Understanding how Ray "objective" works with the trainer

I implemented ray to use with the trainer, and I am very satisfied about how easy it is to set up a basic hyperparameter search, kudos! I am trying to be more confident in my understanding of how Ray’s objective works together with the trainer.

If I run some optimizations, it looks like this:

+------------------------+------------+-----------------+-----------------+-------------------------------+--------+-------------+
| Trial name             | status     | loc             |   learning_rate |   per_device_train_batch_size |   seed |   objective |
|------------------------+------------+-----------------+-----------------+-------------------------------+--------+-------------|
| _objective_534cc_00003 | RUNNING    | 127.0.0.1:41568 |     0.000535051 |                             8 |    813 |    0.107262 |
| _objective_534cc_00000 | TERMINATED | 127.0.0.1:24216 |     1.77449e-06 |                             8 |    638 |    2.19867  |
| _objective_534cc_00001 | TERMINATED | 127.0.0.1:43104 |     4.51132e-06 |                             8 |    832 |    2.25701  |
| _objective_534cc_00002 | TERMINATED | 127.0.0.1:34916 |     2.69282e-05 |                             8 |    855 |    2.41596  |
+------------------------+------------+-----------------+-----------------+-------------------------------+--------+-------------+

But it is not clear to me what the “objective” is. I know that this is what Ray tries to “maximize” or “minimize” depending on how you initialized it, but I don’t think it is loss.

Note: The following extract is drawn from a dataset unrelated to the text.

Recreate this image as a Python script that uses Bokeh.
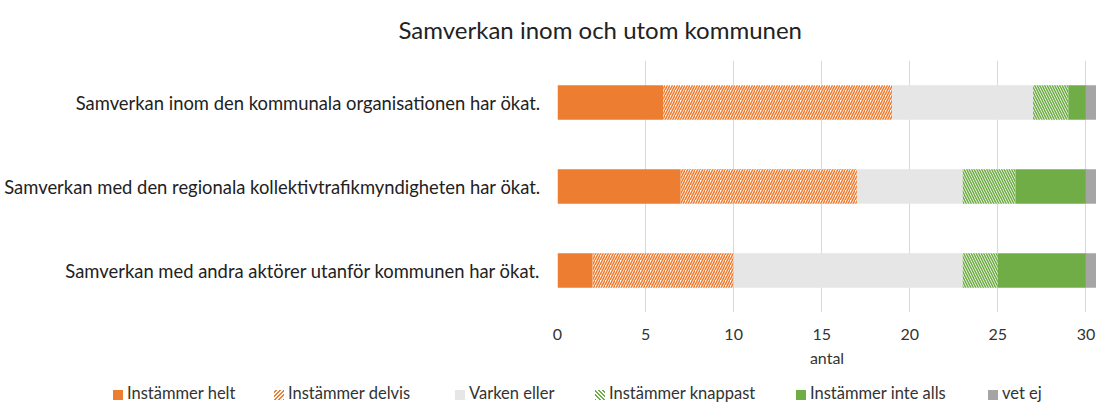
from bokeh.plotting import figure
from bokeh.layouts import column
from bokeh.models import Range1d, FactorRange, Div
from bokeh.embed import file_html
from bokeh.resources import INLINE

# ---- data ----
questions = [
    "Samverkan inom den kommunala organisationen har ökat.",
    "Samverkan med den regionala kollektivtrafikmyndigheten har ökat.",
    "Samverkan med andra aktörer utanför kommunen har ökat.",
]
series_names = ["Instämmer helt", "Instämmer delvis", "Varken eller",
                "Instämmer knappast", "Instämmer inte alls", "vet ej"]
helt = [6, 7, 2]
delvis = [13, 10, 8]
varken = [8, 6, 13]
knappast = [2, 3, 2]
inte_alls = [1, 4, 5]
vet_ej = [1, 1, 1]
x_ticks = [0, 5, 10, 15, 20, 25, 30]

series_values = [helt, delvis, varken, knappast, inte_alls, vet_ej]

# ---- styles ----
ORANGE = "#ED7D31"
GREEN = "#70AD47"
styles = [
    dict(fill_color=ORANGE),
    dict(fill_color="white", hatch_color=ORANGE, hatch_pattern="/", hatch_scale=5, hatch_weight=1.6),
    dict(fill_color="#E7E6E6"),
    dict(fill_color="white", hatch_color=GREEN, hatch_pattern="\\", hatch_scale=5, hatch_weight=1.6),
    dict(fill_color=GREEN),
    dict(fill_color="#A5A5A5"),
]
# css swatches for the legend strip
swatch_css = [
    f"background:{ORANGE};",
    f"background:repeating-linear-gradient(-45deg,{ORANGE} 0 1.4px,#fff 1.4px 3px);",
    "background:#E7E6E6;",
    f"background:repeating-linear-gradient(45deg,{GREEN} 0 1.4px,#fff 1.4px 3px);",
    f"background:{GREEN};",
    "background:#A5A5A5;",
]
legend_x = [113, 274, 455, 595, 796, 988]

FONT = "Lato"

p = figure(width=1096, height=375, output_backend="svg", toolbar_location=None,
           y_range=FactorRange(*reversed(questions)), x_range=Range1d(0, 30.6),
           min_border_left=557, min_border_right=0, min_border_top=55, min_border_bottom=63)
p.outline_line_color = None

p.title.text = "Samverkan inom och utom kommunen"
p.title.align = "left"
p.title.vertical_align = "top"
p.title.offset = -159
p.title.standoff = 29
p.title.text_font = FONT
p.title.text_font_size = "24px"
p.title.text_font_style = "normal"
p.title.text_color = "#222222"

lefts = [0, 0, 0]
for name, vals, st in zip(series_names, series_values, styles):
    rights = [l + v for l, v in zip(lefts, vals)]
    p.hbar(y=questions, left=lefts, right=rights, height=0.41, line_color=None, **st)
    lefts = rights

# axes
p.xaxis.ticker = x_ticks
p.xaxis.axis_line_color = None
p.xaxis.major_tick_line_color = None
p.xaxis.minor_tick_line_color = None
p.xaxis.major_label_standoff = 10
p.xaxis.major_label_text_font = FONT
p.xaxis.major_label_text_font_size = "16px"
p.xaxis.major_label_text_color = "#333333"
p.xaxis.axis_label = "antal"
p.xaxis.axis_label_text_font = FONT
p.xaxis.axis_label_text_font_size = "16px"
p.xaxis.axis_label_text_font_style = "normal"
p.xaxis.axis_label_text_color = "#333333"
p.xaxis.axis_label_standoff = 5

p.yaxis.axis_line_color = None
p.yaxis.major_tick_line_color = None
p.yaxis.minor_tick_line_color = None
p.yaxis.major_tick_out = 0
p.yaxis.major_label_standoff = 17
p.yaxis.major_label_text_font = FONT
p.yaxis.major_label_text_font_size = "18.4px"
p.yaxis.major_label_text_color = "#222222"

p.xgrid.grid_line_color = "#D9D9D9"
p.ygrid.grid_line_color = None

# ---- legend strip ----
parts = []
for name, css, x in zip(series_names, swatch_css, legend_x):
    parts.append(
        f'<span style="position:absolute;left:{x}px;top:9px;line-height:18px;white-space:nowrap;">'
        f'<span style="display:inline-block;width:10px;height:10px;margin-right:4px;vertical-align:-1px;{css}"></span>'
        f'{name}</span>'
    )
html = (f'<div style="position:relative;width:1096px;height:27px;margin:0;padding:0;'
        f'font-family:{FONT};font-size:16.5px;color:#333333;">' + "".join(parts) + '</div>')
legend_div = Div(text=html, width=1096, height=27, margin=0)

layout = column(p, legend_div, spacing=0)
open("out.html", "w").write(file_html(layout, INLINE))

From reading @sgugger’s post, my guess is that if you have a compute_metrics custom method that returns values, the “objective” is the sum of all these values. If you don’t have compute_metrics, it does use the loss.

So if you have compute_metrics that looks like this:

def compute_metrics(pred):
    labels = pred.label_ids
    preds = pred.predictions.argmax(-1)
    precision, recall, f1, _ = precision_recall_fscore_support(labels, preds, average="weighted")
    acc = accuracy_score(labels, preds)
    return {
        "accuracy": acc,
        "f1": f1,
        "precision": precision,
        "recall": recall
    }

Ray’s “objective” will be the sum of accuracy, f1, precision, and recall. If we want to customize that behaviour, we can pass a custom function to hyperparamter_search(compute_objective=custom_func), e.g.,

def custom_func(metrics):
    """Only optimize for F1"""
    return metrics["f1"]

I am looking for some confirmation that everything that I said is correct. I’m especially not sure about whether the dict values of compute_metrics are indeed summed to get a default objective for Ray, and whether my “custom_func” is used correctly.

Thanks!

After some further digging, I can confirm that my first post is correct. If you don’t specify a custom function for compute_objective, the sum of the values of compute_metrics is used. If you do not specify your own compute_metrics, the loss will be used. Note that this is important! You often want to minimize your loss but maximize secondary metrics (like F1, correlation scores, etc.), which is a crucial parameter in hyperparamter_search(direction=["minimize", "maximize"]).